STATED EXERCISE – The lines from the top of the material below through the line containing "minimum width=270.5pt, minimum" are to be printed exactly, with pictures omitted.

>> begin

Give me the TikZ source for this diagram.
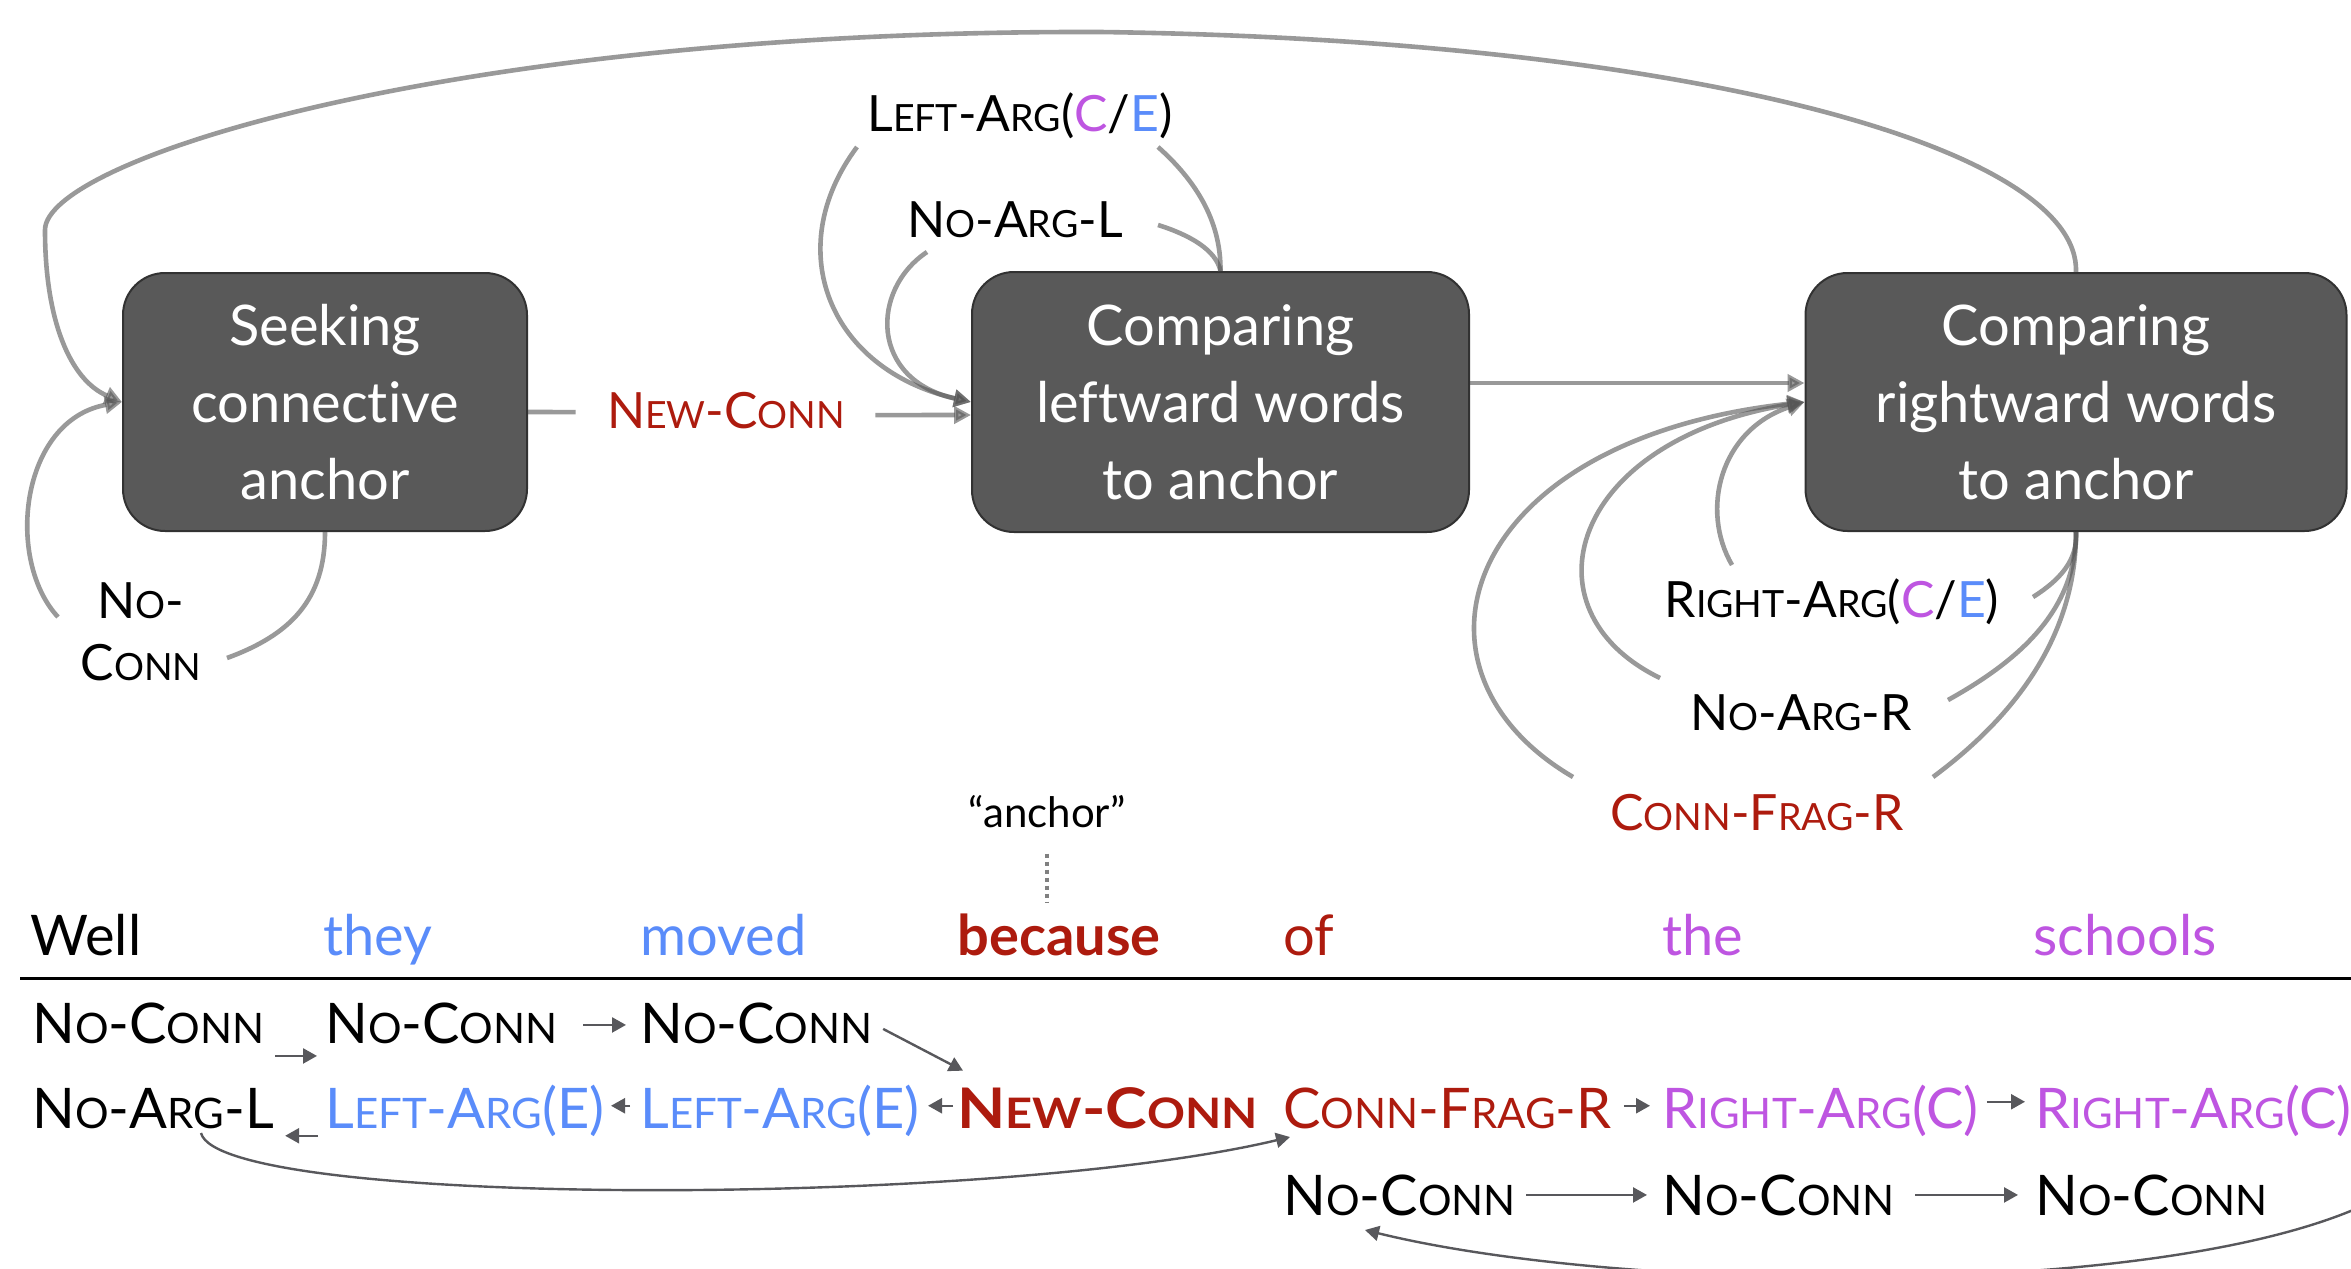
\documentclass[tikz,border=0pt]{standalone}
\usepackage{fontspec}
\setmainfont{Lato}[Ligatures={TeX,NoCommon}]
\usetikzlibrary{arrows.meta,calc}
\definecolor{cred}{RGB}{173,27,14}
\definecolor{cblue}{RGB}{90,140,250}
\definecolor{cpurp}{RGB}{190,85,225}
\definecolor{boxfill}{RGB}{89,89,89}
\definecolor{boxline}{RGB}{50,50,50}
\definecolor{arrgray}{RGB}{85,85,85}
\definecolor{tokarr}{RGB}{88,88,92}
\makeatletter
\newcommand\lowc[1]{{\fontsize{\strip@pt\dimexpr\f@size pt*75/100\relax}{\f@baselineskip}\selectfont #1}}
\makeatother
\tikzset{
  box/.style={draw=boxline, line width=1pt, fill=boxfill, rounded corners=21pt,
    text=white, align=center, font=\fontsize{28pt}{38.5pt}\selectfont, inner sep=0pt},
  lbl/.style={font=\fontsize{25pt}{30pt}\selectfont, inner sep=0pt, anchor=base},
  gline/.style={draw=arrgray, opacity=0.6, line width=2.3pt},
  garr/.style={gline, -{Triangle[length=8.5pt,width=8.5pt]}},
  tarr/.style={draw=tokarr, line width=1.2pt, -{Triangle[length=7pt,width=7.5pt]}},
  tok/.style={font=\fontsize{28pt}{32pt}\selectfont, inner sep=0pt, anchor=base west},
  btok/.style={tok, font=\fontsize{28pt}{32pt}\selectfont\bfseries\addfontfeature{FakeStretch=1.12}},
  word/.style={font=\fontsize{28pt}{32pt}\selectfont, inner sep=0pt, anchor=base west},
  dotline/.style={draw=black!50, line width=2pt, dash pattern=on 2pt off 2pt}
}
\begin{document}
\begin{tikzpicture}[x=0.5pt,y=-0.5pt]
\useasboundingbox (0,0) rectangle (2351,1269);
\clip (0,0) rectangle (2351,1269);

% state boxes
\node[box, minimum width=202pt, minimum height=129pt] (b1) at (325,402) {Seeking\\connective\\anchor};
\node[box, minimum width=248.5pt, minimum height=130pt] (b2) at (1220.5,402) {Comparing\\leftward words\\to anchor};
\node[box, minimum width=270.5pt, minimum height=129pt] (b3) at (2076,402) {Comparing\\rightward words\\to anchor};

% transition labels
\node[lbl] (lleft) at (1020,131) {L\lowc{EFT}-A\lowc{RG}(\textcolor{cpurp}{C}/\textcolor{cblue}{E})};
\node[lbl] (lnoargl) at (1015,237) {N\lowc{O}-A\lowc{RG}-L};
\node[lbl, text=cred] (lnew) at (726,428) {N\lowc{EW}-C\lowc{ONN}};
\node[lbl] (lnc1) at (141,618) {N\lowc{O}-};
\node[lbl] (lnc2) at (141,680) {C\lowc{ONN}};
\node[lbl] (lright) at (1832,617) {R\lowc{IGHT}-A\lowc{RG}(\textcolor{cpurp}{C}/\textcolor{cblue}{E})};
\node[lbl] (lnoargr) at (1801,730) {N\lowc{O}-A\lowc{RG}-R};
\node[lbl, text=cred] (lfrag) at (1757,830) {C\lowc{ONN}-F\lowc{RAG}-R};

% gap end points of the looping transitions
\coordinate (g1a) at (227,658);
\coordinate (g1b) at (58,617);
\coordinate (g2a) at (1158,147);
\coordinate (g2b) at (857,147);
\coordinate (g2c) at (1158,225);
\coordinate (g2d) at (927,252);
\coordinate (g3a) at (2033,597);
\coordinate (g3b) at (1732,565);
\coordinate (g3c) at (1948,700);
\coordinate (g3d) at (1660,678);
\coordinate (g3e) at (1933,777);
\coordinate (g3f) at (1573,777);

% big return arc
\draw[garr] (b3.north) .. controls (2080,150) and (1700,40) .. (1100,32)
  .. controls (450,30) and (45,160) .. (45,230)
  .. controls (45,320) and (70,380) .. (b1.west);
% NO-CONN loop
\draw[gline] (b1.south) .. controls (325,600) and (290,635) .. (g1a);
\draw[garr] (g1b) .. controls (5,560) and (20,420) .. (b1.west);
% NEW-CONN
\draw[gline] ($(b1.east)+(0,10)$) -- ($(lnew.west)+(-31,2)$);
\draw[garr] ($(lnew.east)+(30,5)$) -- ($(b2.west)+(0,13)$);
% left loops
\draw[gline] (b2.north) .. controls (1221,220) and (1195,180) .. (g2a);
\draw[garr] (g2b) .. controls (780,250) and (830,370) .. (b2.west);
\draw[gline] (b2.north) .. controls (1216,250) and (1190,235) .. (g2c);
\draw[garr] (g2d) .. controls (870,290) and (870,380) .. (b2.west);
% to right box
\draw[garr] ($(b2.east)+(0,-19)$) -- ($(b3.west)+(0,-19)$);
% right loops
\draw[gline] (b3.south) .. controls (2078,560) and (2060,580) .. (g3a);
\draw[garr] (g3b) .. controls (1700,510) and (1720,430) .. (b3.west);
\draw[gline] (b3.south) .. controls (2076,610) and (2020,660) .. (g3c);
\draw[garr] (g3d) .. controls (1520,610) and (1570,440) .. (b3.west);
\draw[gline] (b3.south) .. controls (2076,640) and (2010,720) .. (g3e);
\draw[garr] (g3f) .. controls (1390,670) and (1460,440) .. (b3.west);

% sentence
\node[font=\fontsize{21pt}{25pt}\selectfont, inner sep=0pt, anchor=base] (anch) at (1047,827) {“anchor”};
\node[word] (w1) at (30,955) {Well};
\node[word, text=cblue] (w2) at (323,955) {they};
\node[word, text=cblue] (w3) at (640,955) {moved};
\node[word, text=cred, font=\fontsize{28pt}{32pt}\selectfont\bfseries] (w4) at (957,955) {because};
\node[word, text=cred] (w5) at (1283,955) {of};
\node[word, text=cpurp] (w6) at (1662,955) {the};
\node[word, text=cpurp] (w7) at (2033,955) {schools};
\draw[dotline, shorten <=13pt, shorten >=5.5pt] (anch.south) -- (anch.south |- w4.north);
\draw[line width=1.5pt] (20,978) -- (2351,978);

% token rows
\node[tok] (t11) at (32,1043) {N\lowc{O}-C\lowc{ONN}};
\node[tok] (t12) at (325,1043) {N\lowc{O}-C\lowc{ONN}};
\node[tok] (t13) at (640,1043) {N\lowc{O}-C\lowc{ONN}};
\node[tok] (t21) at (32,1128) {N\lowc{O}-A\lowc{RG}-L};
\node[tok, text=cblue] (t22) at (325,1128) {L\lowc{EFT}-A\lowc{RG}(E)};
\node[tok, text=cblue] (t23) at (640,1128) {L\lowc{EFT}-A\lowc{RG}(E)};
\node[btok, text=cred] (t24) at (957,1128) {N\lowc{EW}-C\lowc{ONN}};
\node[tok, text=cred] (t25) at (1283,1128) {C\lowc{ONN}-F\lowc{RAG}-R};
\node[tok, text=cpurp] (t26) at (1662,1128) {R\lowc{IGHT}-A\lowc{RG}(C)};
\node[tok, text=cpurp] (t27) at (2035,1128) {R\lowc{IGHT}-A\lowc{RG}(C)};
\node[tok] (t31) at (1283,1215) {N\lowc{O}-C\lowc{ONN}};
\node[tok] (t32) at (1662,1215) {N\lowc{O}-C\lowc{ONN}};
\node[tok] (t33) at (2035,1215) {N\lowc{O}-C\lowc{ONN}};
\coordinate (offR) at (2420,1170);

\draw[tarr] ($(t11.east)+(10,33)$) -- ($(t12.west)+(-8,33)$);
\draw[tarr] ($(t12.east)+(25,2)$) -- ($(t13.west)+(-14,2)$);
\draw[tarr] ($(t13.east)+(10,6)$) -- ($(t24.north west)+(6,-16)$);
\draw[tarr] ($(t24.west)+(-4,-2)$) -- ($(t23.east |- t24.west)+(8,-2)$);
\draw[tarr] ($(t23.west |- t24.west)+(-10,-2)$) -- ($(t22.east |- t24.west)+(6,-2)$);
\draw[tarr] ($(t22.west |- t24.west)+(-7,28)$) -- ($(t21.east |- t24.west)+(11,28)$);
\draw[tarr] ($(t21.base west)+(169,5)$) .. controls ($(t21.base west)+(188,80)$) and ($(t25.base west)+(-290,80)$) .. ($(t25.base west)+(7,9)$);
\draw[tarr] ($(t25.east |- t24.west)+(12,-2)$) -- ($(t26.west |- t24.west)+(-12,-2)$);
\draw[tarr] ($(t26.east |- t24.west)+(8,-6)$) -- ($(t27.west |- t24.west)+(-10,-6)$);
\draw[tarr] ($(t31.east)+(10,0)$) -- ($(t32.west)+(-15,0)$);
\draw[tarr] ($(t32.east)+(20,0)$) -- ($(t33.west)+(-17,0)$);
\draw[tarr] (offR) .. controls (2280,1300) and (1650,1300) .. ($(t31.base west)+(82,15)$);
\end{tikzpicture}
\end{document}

>> end

ANSWER TO THIS PROBLEM –
Give me the TikZ source for this diagram.
\documentclass[tikz,border=0pt]{standalone}
\usepackage{fontspec}
\setmainfont{Lato}[Ligatures={TeX,NoCommon}]
\usetikzlibrary{arrows.meta,calc}
\definecolor{cred}{RGB}{173,27,14}
\definecolor{cblue}{RGB}{90,140,250}
\definecolor{cpurp}{RGB}{190,85,225}
\definecolor{boxfill}{RGB}{89,89,89}
\definecolor{boxline}{RGB}{50,50,50}
\definecolor{arrgray}{RGB}{85,85,85}
\definecolor{tokarr}{RGB}{88,88,92}
\makeatletter
\newcommand\lowc[1]{{\fontsize{\strip@pt\dimexpr\f@size pt*75/100\relax}{\f@baselineskip}\selectfont #1}}
\makeatother
\tikzset{
  box/.style={draw=boxline, line width=1pt, fill=boxfill, rounded corners=21pt,
    text=white, align=center, font=\fontsize{28pt}{38.5pt}\selectfont, inner sep=0pt},
  lbl/.style={font=\fontsize{25pt}{30pt}\selectfont, inner sep=0pt, anchor=base},
  gline/.style={draw=arrgray, opacity=0.6, line width=2.3pt},
  garr/.style={gline, -{Triangle[length=8.5pt,width=8.5pt]}},
  tarr/.style={draw=tokarr, line width=1.2pt, -{Triangle[length=7pt,width=7.5pt]}},
  tok/.style={font=\fontsize{28pt}{32pt}\selectfont, inner sep=0pt, anchor=base west},
  btok/.style={tok, font=\fontsize{28pt}{32pt}\selectfont\bfseries\addfontfeature{FakeStretch=1.12}},
  word/.style={font=\fontsize{28pt}{32pt}\selectfont, inner sep=0pt, anchor=base west},
  dotline/.style={draw=black!50, line width=2pt, dash pattern=on 2pt off 2pt}
}
\begin{document}
\begin{tikzpicture}[x=0.5pt,y=-0.5pt]
\useasboundingbox (0,0) rectangle (2351,1269);
\clip (0,0) rectangle (2351,1269);

% state boxes
\node[box, minimum width=202pt, minimum height=129pt] (b1) at (325,402) {Seeking\\connective\\anchor};
\node[box, minimum width=248.5pt, minimum height=130pt] (b2) at (1220.5,402) {Comparing\\leftward words\\to anchor};
\node[box, minimum width=270.5pt, minimum height=129pt] (b3) at (2076,402) {Comparing\\rightward words\\to anchor};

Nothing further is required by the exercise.